Our mandate from the Presbyterian Church (U.S.A.) was to “provide appropriate, positive, and timely direction” to the church “as it engages in world evangelization, particularly among unreached people groups, in the decade of the 1990s.” I served a team of people elected by the denomination’s mission agency that included national staff, seminary professors, and Harold Kurtz from Presbyterian Frontier Fellowship. The document we produced, “Turn to the Living God,” was adopted by the Presbyterian Church (U.S.A.) at its General Assembly in 1991 and has remained the official stance of the church on global evangelization since then. It is available from the office of the Rev. Juan Sarmiento, Evangelism Catalyst for Presbyterian World Mission, the global mission program area of the General Assembly of the PC(USA), www.pcusa.org.

It meant a great deal to me that Ralph Winter, a life-long Presbyterian, affirmed the value of this document right alongside a major Roman Catholic document on evangelization that had come out the same year. He was very pleased to see that the Frontier Mission Movement had a voice inside his denomination.

Following the adoption of the major evangelism policy paper, the Presbyterian Frontier Fellowship and a related “sodality,” the Presbyterian Center for Mission Studies (also started by Winter) went to congregations and participated in mission conferences to share the needs and opportunities for new efforts by Presbyterians and our global partners to reach the least-evangelized peoples of the world. Through their support and advocacy, new frontier mission programs were funded, both in the U.S. and globally.

AD 2000 and Beyond Movement

About the same time as Presbyterians were beginning to “ramp up” a renewed commitment to the frontiers in evangelistic mission, a new global movement arose. Known as the “AD 2000 and Beyond Movement,” this effort was a focused attempt by evangelical churches and mission agencies to find some way to engage every unreached people between its inception in 1989 and the end of the millennium. The “and beyond” phrase was included as a humble recognition that God did not always work on human timetables. But the idea was to see how many unreached peoples could be engaged by churches and mission agencies by the year 2000. Ralph Winter was not the organizer or head of the “AD 2000 and Beyond Movement.” But again, his thinking and strong advocacy were felt in AD 2000 circles throughout the 1990s. 

During my years in the General Assembly, our World Mission Division worked closely with Presbyterian Frontier Fellowship to link the PC(USA) with the AD 2000 and Beyond Movement.
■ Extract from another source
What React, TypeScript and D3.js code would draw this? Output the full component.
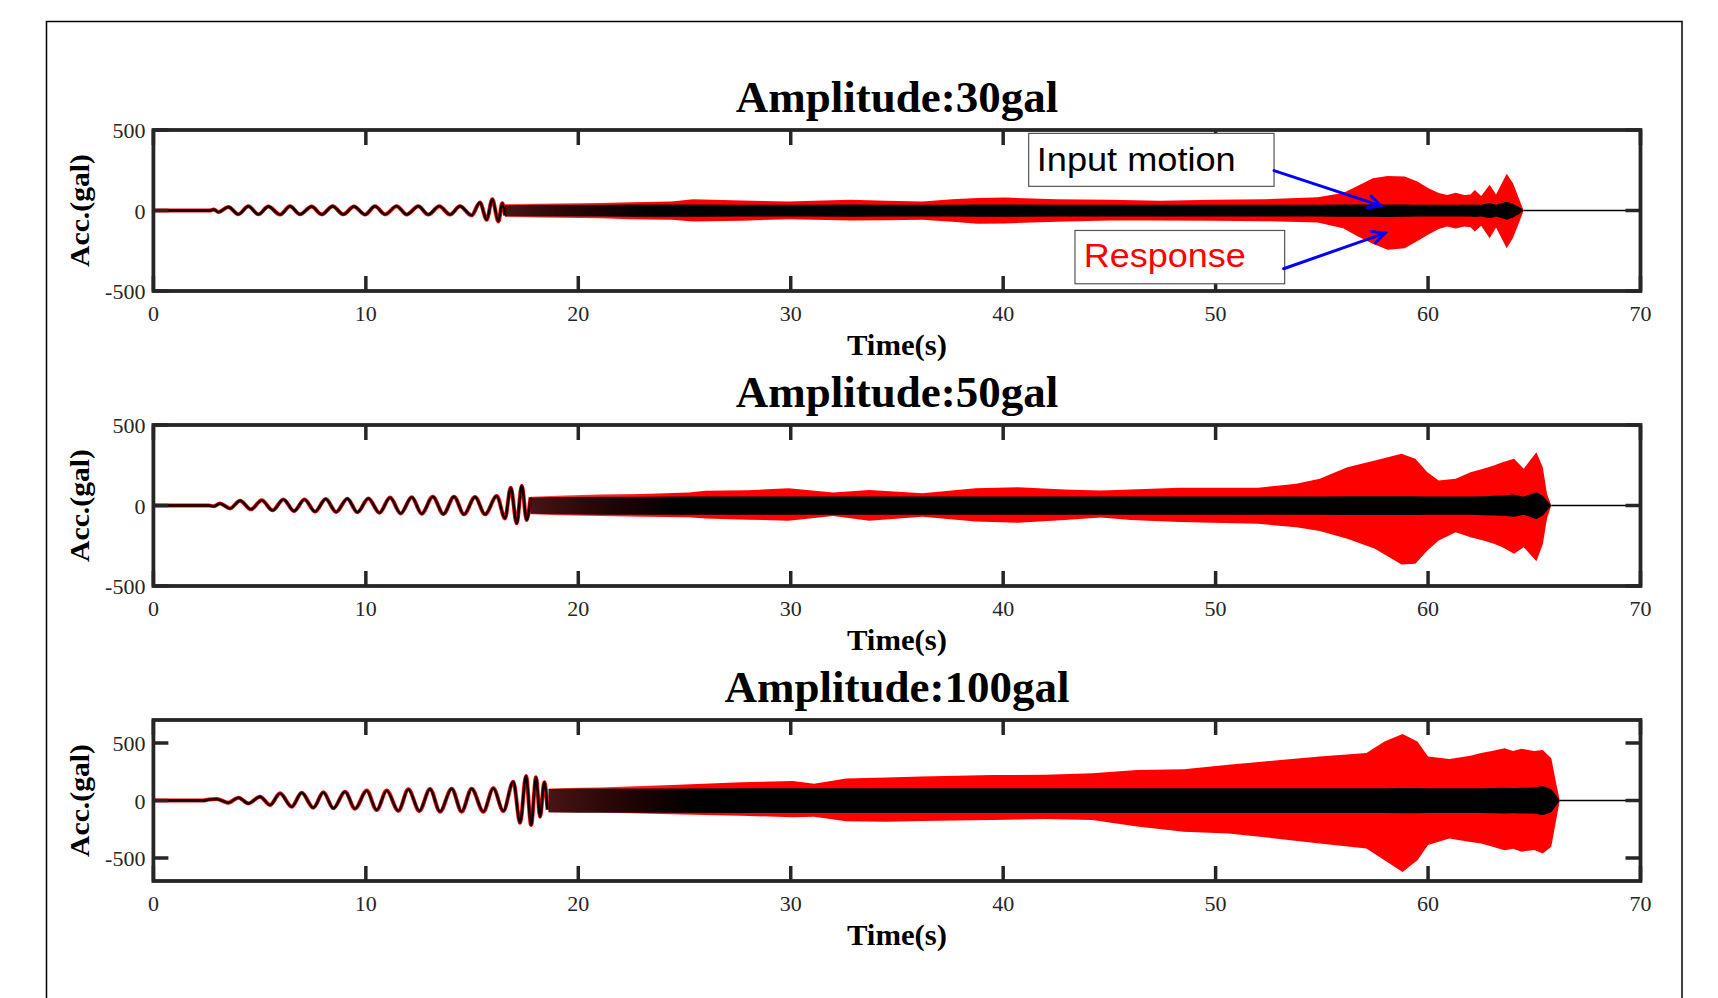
import React from "react";
import * as d3 from "d3";

// ---------------- data ----------------
const xTickValues = [0, 10, 20, 30, 40, 50, 60, 70];
const yTickValues = [-500, 0, 500];
const panelTitles = ["Amplitude:30gal", "Amplitude:50gal", "Amplitude:100gal"];
const yDomains: [number, number][] = [[-500, 500], [-500, 500], [-700, 700]];

// 30 gal: low-frequency sweep extrema (time s, acc gal)
const sweep30T = [0, 2.65, 2.85, 3.06, 3.53, 4.0, 4.47, 4.94, 5.41, 5.96, 6.43, 6.9, 7.45, 7.92, 8.44, 8.94, 9.44, 9.96, 10.43, 10.9, 11.45, 11.92, 12.47, 12.94, 13.46, 13.96, 14.43, 14.98, 15.37, 15.69, 15.95, 16.24, 16.42, 16.55];
const sweep30V = [0, 0, 6, -10, 22, -23, 26, -24, 25, -25, 26, -24, 25, -24, 26, -24, 25, -25, 26, -24, 27, -25, 26, -25, 27, -25, 26, -30, 50, -58, 70, -68, 45, -30];
// 30 gal: envelopes of the dense part
const env30T = [16.55, 18, 20, 21, 22.5, 24.4, 25.4, 27.7, 29.9, 31.1, 32.8, 34.5, 36.2, 37.6, 38.8, 40.1, 42.5, 45.0, 47.4, 49.9, 52.3, 54.8, 56.0, 56.7, 57.4, 58.1, 58.9, 59.5, 60.0, 60.5, 60.9, 61.3, 61.7, 62.0, 62.2, 62.5, 62.9, 63.2, 63.7, 64.0, 64.3, 64.5];
const resp30Up = [40, 42, 45, 46, 52, 56, 70, 62, 56, 60, 66, 60, 56, 70, 77, 80, 70, 66, 60, 66, 70, 83, 108, 153, 200, 215, 211, 180, 139, 108, 97, 110, 97, 100, 128, 90, 160, 100, 228, 170, 66, 0];
const resp30Lo = [-40, -44, -46, -48, -54, -58, -68, -64, -54, -58, -62, -60, -58, -70, -83, -80, -70, -62, -62, -64, -66, -75, -110, -161, -207, -244, -234, -190, -150, -115, -100, -112, -100, -104, -130, -95, -172, -105, -234, -170, -70, 0];
const input30Up = [33, 35, 36, 36, 37, 37, 37, 36, 36, 36, 37, 36, 36, 36, 37, 37, 36, 36, 36, 36, 36, 36, 37, 37, 37, 38, 37, 36, 36, 35, 35, 35, 35, 35, 38, 35, 46, 36, 55, 42, 20, 0];
const input30Lo = [-35, -37, -38, -38, -39, -39, -39, -38, -38, -38, -39, -38, -38, -38, -39, -39, -38, -38, -38, -38, -38, -38, -39, -39, -39, -40, -39, -38, -38, -37, -37, -37, -37, -37, -40, -37, -48, -38, -57, -44, -22, 0];

// 50 gal
const sweep50T = [0, 2.6, 2.85, 3.13, 3.61, 4.08, 4.59, 5.10, 5.61, 6.12, 6.62, 7.11, 7.61, 8.11, 8.60, 9.13, 9.60, 10.12, 10.64, 11.14, 11.64, 12.16, 12.63, 13.15, 13.65, 14.15, 14.62, 15.14, 15.61, 16.16, 16.55, 16.82, 17.1, 17.34, 17.57, 17.75];
const sweep50V = [0, 0, -5, 12, -18, 30, -24, 32, -30, 38, -34, 38, -38, 40, -40, 42, -42, 44, -45, 49, -49, 51, -51, 55, -53, 55, -55, 53, -55, 59, -80, 111, -111, 123, -90, 50];
const env50T = [17.75, 19, 21.0, 23, 25.2, 26.0, 28, 29.9, 32.0, 33.7, 36.2, 38.7, 40.7, 42.9, 44.6, 46, 48.3, 52.0, 53.8, 54.9, 56.2, 57.5, 58.75, 59.4, 59.97, 60.5, 61.3, 62.0, 62.6, 63.1, 63.5, 64.05, 64.5, 65.1, 65.4, 65.6, 65.8];
const resp50Up = [55, 60, 69, 72, 80, 92, 95, 107, 80, 96, 76, 107, 113, 100, 93, 100, 110, 110, 135, 166, 238, 280, 321, 290, 207, 155, 166, 207, 228, 248, 269, 290, 228, 331, 238, 72, 0];
const resp50Lo = [-55, -60, -65, -70, -73, -80, -88, -94, -65, -94, -70, -100, -107, -90, -75, -90, -103, -114, -135, -159, -207, -269, -366, -362, -279, -217, -166, -197, -217, -238, -260, -300, -259, -346, -240, -80, 0];
const input50Up = [50, 53, 55, 55, 56, 56, 56, 56, 56, 56, 56, 56, 56, 56, 56, 56, 56, 56, 56, 56, 57, 57, 57, 57, 56, 56, 56, 56, 58, 60, 62, 68, 55, 83, 60, 30, 0];
const input50Lo = [-52, -55, -57, -57, -58, -58, -58, -58, -58, -58, -58, -58, -58, -58, -58, -58, -58, -58, -58, -58, -59, -59, -59, -59, -58, -58, -58, -58, -60, -62, -64, -70, -57, -85, -62, -32, 0];

// 100 gal
const sweep100T = [0, 2.35, 2.6, 2.98, 3.53, 4.0, 4.47, 5.02, 5.49, 5.96, 6.51, 6.98, 7.53, 8.0, 8.47, 9.02, 9.49, 10.04, 10.51, 10.98, 11.53, 12.0, 12.52, 13.02, 13.49, 14.04, 14.51, 14.98, 15.53, 16.0, 16.47, 16.94, 17.26, 17.54, 17.78, 18.01, 18.2, 18.4, 18.55];
const sweep100V = [0, 0, 8, 12, -19, 25, -25, 33, -39, 62, -54, 68, -63, 71, -68, 77, -71, 86, -83, 86, -89, 97, -91, 100, -97, 103, -97, 103, -97, 106, -92, 164, -194, 214, -214, 202, -141, 159, -80];
const env100T = [18.6, 20, 21.0, 24.4, 27.7, 30.1, 31.1, 32.6, 34.5, 36.15, 39.5, 42.0, 44.2, 46.3, 48.5, 50.6, 52.8, 54.9, 57.1, 57.95, 58.8, 59.5, 60.0, 61.0, 62.0, 62.5, 63.0, 63.6, 64.0, 64.4, 65.0, 65.4, 65.8, 66.0, 66.2];
const resp100Up = [105, 110, 112, 135, 159, 170, 145, 192, 200, 208, 222, 223, 237, 266, 272, 310, 348, 383, 412, 513, 578, 513, 383, 360, 390, 412, 430, 455, 430, 450, 430, 440, 368, 179, 0];
const resp100Lo = [-105, -105, -105, -120, -132, -146, -141, -180, -185, -179, -170, -160, -170, -225, -272, -287, -330, -374, -418, -520, -621, -520, -388, -330, -360, -374, -400, -432, -420, -445, -430, -461, -403, -200, 0];
const input100Up = [100, 104, 105, 105, 106, 106, 106, 106, 106, 106, 106, 106, 106, 106, 106, 106, 106, 106, 106, 106, 108, 108, 106, 106, 106, 106, 108, 110, 108, 110, 112, 127, 100, 50, 0];
const input100Lo = [-102, -106, -107, -107, -108, -108, -108, -108, -108, -108, -108, -108, -108, -108, -108, -108, -108, -108, -108, -108, -110, -110, -108, -108, -108, -108, -110, -112, -110, -112, -114, -129, -102, -52, 0];

// annotations (panel 1, data coordinates)
const annoBoxes = [
  { label: "Input motion", color: "#000000", t0: 41.2, t1: 52.75, v0: 479, v1: 150, tx: 41.58, tv: 248, len: 199 },
  { label: "Response", color: "#ff0000", t0: 43.38, t1: 53.25, v0: -124, v1: -455, tx: 43.79, tv: -351, len: 162 },
];
const annoArrows = [
  { t0: 52.75, v0: 248, t1: 57.79, v1: 29 },
  { t0: 53.2, v0: -362, t1: 57.98, v1: -140 },
];

// ---------------- layout ----------------
const X0 = 153.4;
const X1 = 1640.5;
const PH = 161;
const panelTops = [130, 425, 720];
const AX = "#262626";
const SERIF = "'Liberation Serif', 'Times New Roman', serif";
const SANS = "'Liberation Sans', Arial, sans-serif";

type PanelProps = {
  i: number;
  sweepT: number[];
  sweepV: number[];
  envT: number[];
  rUp: number[];
  rLo: number[];
  iUp: number[];
  iLo: number[];
  annotate?: boolean;
};

function Panel({ i, sweepT, sweepV, envT, rUp, rLo, iUp, iLo, annotate }: PanelProps) {
  const top = panelTops[i];
  const x = d3.scaleLinear().domain([0, 70]).range([X0, X1]);
  const y = d3.scaleLinear().domain(yDomains[i]).range([top + PH, top]);

  const sweepPts = sweepT.map((t, k) => [t, sweepV[k]] as [number, number]);
  const sweepLine = d3
    .line<[number, number]>()
    .x((d) => x(d[0]))
    .y((d) => y(d[1]))
    .curve(d3.curveMonotoneX)(sweepPts) as string;

  const idx = envT.map((_, k) => k);
  const respArea = d3
    .area<number>()
    .x((k) => x(envT[k]))
    .y0((k) => y(rLo[k]))
    .y1((k) => y(rUp[k]))(idx) as string;
  const inArea = d3
    .area<number>()
    .x((k) => x(envT[k]))
    .y0((k) => y(iLo[k]))
    .y1((k) => y(iUp[k]))(idx) as string;

  const tEnd = envT[envT.length - 1];
  const tail = d3
    .line<[number, number]>()
    .x((d) => x(d[0]))
    .y((d) => y(d[1]))([
    [tEnd, 0],
    [70, 0],
  ]) as string;

  const gx0 = x(envT[0]);
  const gx1 = x(envT[0] + 7);
  const TL = 15;

  return (
    <g>
      <defs>
        <clipPath id={`clip${i}`}>
          <rect x={X0} y={top} width={X1 - X0} height={PH} />
        </clipPath>
        <linearGradient id={`gr${i}`} gradientUnits="userSpaceOnUse" x1={gx0} x2={gx1} y1={0} y2={0}>
          <stop offset="0" stopColor="#ff0000" stopOpacity={0.7} />
          <stop offset="1" stopColor="#ff0000" stopOpacity={1} />
        </linearGradient>
        <linearGradient id={`gk${i}`} gradientUnits="userSpaceOnUse" x1={gx0} x2={gx1} y1={0} y2={0}>
          <stop offset="0" stopColor="#000000" stopOpacity={0.72} />
          <stop offset="1" stopColor="#000000" stopOpacity={1} />
        </linearGradient>
      </defs>

      {/* title */}
      <text
        x={(X0 + X1) / 2}
        y={top - 18.5}
        textAnchor="middle"
        fontFamily={SERIF}
        fontWeight="bold"
        fontSize={45}
        fill="#000"
      >
        {panelTitles[i]}
      </text>

      {/* data */}
      <g clipPath={`url(#clip${i})`}>
        <path d={tail} fill="none" stroke="#000" strokeWidth={1.6} />
        <path d={sweepLine} fill="none" stroke="#ff0000" strokeWidth={4} strokeLinejoin="round" />
        <path d={sweepLine} fill="none" stroke="#000" strokeWidth={2.4} strokeLinejoin="round" />
        <path d={respArea} fill={`url(#gr${i})`} />
        <path d={inArea} fill={`url(#gk${i})`} />
      </g>

      {/* x ticks */}
      {xTickValues.map((t) => (
        <g key={`xt${t}`}>
          <line x1={x(t)} x2={x(t)} y1={top} y2={top + TL} stroke={AX} strokeWidth={3.5} />
          <line x1={x(t)} x2={x(t)} y1={top + PH} y2={top + PH - TL} stroke={AX} strokeWidth={3.5} />
          <text
            x={x(t)}
            y={top + PH + 30}
            textAnchor="middle"
            fontFamily={SERIF}
            fontSize={22}
            fill={AX}
          >
            {t}
          </text>
        </g>
      ))}

      {/* y ticks */}
      {yTickValues.map((v) => (
        <g key={`yt${v}`}>
          <line x1={X0} x2={X0 + TL} y1={y(v)} y2={y(v)} stroke={AX} strokeWidth={3.5} />
          <line x1={X1} x2={X1 - TL} y1={y(v)} y2={y(v)} stroke={AX} strokeWidth={3.5} />
          <text x={X0 - 8} y={y(v) + 8} textAnchor="end" fontFamily={SERIF} fontSize={22} fill={AX}>
            {v}
          </text>
        </g>
      ))}

      {/* frame */}
      <rect x={X0} y={top} width={X1 - X0} height={PH} fill="none" stroke={AX} strokeWidth={3.8} />

      {/* axis labels */}
      <text
        x={(X0 + X1) / 2}
        y={top + PH + 64}
        textAnchor="middle"
        fontFamily={SERIF}
        fontWeight="bold"
        fontSize={30}
        textLength={100}
        lengthAdjust="spacingAndGlyphs"
        fill="#000"
      >
        Time(s)
      </text>
      <text
        transform={`translate(89, ${top + PH / 2}) rotate(-90)`}
        textAnchor="middle"
        fontFamily={SERIF}
        fontWeight="bold"
        fontSize={28}
        textLength={113}
        lengthAdjust="spacingAndGlyphs"
        fill="#000"
      >
        Acc.(gal)
      </text>

      {annotate && (
        <g>
          {annoBoxes.map((b) => (
            <g key={b.label}>
              <rect
                x={x(b.t0)}
                y={y(b.v0)}
                width={x(b.t1) - x(b.t0)}
                height={y(b.v1) - y(b.v0)}
                fill="#fff"
                stroke="#555"
                strokeWidth={1.2}
              />
              <text
                x={x(b.tx)}
                y={y(b.tv)}
                fontFamily={SANS}
                fontSize={34}
                textLength={b.len}
                lengthAdjust="spacingAndGlyphs"
                fill={b.color}
              >
                {b.label}
              </text>
            </g>
          ))}
          {annoArrows.map((a, k) => {
            const sx = x(a.t0);
            const sy = y(a.v0);
            const ex = x(a.t1);
            const ey = y(a.v1);
            const ang = Math.atan2(ey - sy, ex - sx);
            const L = 14;
            const spread = 0.45;
            const h1x = ex - L * Math.cos(ang - spread);
            const h1y = ey - L * Math.sin(ang - spread);
            const h2x = ex - L * Math.cos(ang + spread);
            const h2y = ey - L * Math.sin(ang + spread);
            return (
              <g key={`ar${k}`} stroke="#0000ff" strokeWidth={3} fill="none" strokeLinecap="round">
                <line x1={sx} y1={sy} x2={ex} y2={ey} />
                <path d={`M${h1x},${h1y} L${ex},${ey} L${h2x},${h2y}`} />
              </g>
            );
          })}
        </g>
      )}
    </g>
  );
}

export default function App() {
  return (
    <svg
      width={1718}
      height={998}
      style={{ position: "absolute", left: 0, top: 0, display: "block" }}
      xmlns="http://www.w3.org/2000/svg"
    >
      <rect x={0} y={0} width={1718} height={998} fill="#ffffff" />
      <rect x={46.5} y={21.5} width={1635.5} height={1100} fill="none" stroke="#000" strokeWidth={1.5} />
      <Panel
        i={0}
        sweepT={sweep30T}
        sweepV={sweep30V}
        envT={env30T}
        rUp={resp30Up}
        rLo={resp30Lo}
        iUp={input30Up}
        iLo={input30Lo}
        annotate
      />
      <Panel
        i={1}
        sweepT={sweep50T}
        sweepV={sweep50V}
        envT={env50T}
        rUp={resp50Up}
        rLo={resp50Lo}
        iUp={input50Up}
        iLo={input50Lo}
      />
      <Panel
        i={2}
        sweepT={sweep100T}
        sweepV={sweep100V}
        envT={env100T}
        rUp={resp100Up}
        rLo={resp100Lo}
        iUp={input100Up}
        iLo={input100Lo}
      />
    </svg>
  );
}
It was a great joy therefore when our denomination became the only traditional mainline U.S. denomination to endorse the AD 2000 Movement by action of the General Assembly in 1996. At that same Assembly, the church set a goal of engaging with 200 of the least-evangelized peoples of the world by the year 2000.

Conclusion

Whereas earlier mission mentors I have written about inspired me by their character and their impact on the cultures within which they worked, Dr. Ralph Winter directly impacted the focus and practice of my own involvement in mission for three decades. I am profoundly grateful for this personal legacy of Dr. Winter to me.

As the 20th century moved into the 21st, many of those previously unreached or unengaged peoples he lifted up at Lausanne in 1974 now have a church in their midst, a core of believers that is sharing the gospel in word and deed with their own culture. Much work still remains to be done but the Spirit is at work, and we are grateful to the strong impetus Ralph Winter gave to these past four decades of intensified frontier mission.

For those interested in a fuller account of the life and legacy of Ralph Winter, Harold Fickett has written The Ralph D. Winter Story: How One Man Dared to Shake Up World Mission (2013).